--- DATASET RECORDS ---

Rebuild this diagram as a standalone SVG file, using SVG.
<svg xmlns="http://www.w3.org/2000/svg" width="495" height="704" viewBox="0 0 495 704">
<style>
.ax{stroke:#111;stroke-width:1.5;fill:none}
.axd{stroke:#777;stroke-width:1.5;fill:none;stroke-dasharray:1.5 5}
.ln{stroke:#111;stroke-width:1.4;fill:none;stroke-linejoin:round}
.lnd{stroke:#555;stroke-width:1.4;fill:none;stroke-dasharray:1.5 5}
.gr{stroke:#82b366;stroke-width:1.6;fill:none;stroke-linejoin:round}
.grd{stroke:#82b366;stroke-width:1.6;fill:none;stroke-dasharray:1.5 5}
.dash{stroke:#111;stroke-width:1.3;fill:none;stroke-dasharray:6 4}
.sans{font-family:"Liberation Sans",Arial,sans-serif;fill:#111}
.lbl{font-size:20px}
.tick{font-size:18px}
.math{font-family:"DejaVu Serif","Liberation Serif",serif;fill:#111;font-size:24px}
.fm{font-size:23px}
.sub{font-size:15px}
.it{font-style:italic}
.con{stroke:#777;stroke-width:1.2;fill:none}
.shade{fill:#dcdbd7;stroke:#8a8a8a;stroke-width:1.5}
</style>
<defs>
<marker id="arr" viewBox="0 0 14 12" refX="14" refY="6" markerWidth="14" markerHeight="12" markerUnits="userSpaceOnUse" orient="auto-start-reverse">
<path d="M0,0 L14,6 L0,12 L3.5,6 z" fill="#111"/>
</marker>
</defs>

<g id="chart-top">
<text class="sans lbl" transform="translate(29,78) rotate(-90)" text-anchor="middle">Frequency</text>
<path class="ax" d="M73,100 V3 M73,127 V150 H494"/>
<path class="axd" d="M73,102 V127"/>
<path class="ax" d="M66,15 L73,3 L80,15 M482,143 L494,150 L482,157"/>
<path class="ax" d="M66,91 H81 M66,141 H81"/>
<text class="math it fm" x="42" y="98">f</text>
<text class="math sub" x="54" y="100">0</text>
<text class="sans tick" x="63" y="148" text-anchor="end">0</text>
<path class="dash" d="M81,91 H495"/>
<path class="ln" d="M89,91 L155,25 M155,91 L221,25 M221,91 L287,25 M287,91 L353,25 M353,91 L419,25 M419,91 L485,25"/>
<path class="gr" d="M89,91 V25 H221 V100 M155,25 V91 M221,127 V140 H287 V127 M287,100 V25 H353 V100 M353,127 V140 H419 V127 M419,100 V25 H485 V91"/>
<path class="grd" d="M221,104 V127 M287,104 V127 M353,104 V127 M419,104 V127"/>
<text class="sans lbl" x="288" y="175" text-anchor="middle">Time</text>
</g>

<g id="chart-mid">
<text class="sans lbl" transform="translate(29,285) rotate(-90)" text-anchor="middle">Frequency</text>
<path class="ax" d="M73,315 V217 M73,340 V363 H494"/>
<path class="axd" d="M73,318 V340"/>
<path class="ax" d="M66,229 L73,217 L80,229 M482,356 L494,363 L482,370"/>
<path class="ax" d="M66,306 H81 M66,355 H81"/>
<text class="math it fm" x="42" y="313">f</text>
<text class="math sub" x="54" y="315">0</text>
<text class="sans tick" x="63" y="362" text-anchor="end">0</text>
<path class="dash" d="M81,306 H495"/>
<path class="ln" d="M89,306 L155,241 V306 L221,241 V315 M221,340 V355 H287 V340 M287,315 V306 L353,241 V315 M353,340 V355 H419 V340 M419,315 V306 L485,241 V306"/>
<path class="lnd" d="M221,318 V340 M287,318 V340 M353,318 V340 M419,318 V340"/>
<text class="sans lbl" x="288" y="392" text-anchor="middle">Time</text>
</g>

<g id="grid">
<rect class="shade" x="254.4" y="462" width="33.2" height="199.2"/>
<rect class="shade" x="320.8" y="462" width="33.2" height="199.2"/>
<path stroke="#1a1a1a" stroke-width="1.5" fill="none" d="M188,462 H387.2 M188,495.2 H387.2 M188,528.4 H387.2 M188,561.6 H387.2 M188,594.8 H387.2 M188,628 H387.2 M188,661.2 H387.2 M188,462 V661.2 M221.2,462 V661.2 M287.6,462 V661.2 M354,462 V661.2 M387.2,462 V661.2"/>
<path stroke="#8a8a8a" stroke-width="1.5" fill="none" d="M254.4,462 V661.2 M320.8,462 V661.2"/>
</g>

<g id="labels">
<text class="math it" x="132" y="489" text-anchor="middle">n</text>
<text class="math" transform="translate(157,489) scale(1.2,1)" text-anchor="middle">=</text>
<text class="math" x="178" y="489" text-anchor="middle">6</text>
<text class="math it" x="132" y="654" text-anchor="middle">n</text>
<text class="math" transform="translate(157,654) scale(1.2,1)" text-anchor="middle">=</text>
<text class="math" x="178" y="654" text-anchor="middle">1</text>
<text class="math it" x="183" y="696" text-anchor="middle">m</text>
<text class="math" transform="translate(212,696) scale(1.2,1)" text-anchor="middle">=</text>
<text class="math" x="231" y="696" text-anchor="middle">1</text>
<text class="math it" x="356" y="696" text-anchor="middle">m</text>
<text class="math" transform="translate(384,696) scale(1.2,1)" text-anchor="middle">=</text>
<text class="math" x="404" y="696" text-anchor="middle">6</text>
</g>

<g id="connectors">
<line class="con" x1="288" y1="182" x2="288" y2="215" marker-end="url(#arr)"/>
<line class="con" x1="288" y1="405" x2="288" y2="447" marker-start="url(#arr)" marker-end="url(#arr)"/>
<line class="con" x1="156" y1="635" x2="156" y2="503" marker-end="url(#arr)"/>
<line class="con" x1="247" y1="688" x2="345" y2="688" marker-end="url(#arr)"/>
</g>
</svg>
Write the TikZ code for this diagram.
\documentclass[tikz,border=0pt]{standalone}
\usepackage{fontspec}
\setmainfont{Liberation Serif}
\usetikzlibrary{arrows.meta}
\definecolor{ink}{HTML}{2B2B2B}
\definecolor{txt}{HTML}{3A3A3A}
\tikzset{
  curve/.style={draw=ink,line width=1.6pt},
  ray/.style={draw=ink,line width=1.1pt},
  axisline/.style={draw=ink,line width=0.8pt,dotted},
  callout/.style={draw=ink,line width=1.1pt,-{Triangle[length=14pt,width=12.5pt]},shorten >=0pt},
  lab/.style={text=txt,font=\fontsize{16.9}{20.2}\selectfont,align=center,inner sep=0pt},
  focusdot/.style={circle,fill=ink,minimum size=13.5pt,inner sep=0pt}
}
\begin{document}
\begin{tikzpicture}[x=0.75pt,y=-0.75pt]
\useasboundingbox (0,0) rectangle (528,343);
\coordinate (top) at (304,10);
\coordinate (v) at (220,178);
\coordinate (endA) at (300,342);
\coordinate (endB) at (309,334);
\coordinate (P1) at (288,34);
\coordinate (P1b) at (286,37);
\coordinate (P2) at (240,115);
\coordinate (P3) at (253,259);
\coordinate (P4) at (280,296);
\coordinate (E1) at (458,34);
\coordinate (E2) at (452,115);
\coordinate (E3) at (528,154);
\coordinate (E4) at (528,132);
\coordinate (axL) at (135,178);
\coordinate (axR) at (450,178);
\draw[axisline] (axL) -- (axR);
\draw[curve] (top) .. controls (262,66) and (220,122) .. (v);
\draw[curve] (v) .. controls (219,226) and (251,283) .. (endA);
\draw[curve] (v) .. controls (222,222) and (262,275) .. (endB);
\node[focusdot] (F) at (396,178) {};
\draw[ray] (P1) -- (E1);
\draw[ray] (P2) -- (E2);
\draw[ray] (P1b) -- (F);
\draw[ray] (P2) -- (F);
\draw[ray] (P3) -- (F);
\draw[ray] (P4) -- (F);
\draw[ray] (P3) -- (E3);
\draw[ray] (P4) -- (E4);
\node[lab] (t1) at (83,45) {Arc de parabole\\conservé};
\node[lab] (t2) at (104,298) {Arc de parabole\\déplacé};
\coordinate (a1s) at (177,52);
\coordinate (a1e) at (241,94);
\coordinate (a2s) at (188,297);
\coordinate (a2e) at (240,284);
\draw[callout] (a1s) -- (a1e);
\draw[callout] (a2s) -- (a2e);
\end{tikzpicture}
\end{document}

---

(TASK PROMPT)
Go through the records and pull out each line that includes the word "standalone".

(WRITTEN SOLUTION)
Rebuild this diagram as a standalone SVG file, using SVG.
\documentclass[tikz,border=0pt]{standalone}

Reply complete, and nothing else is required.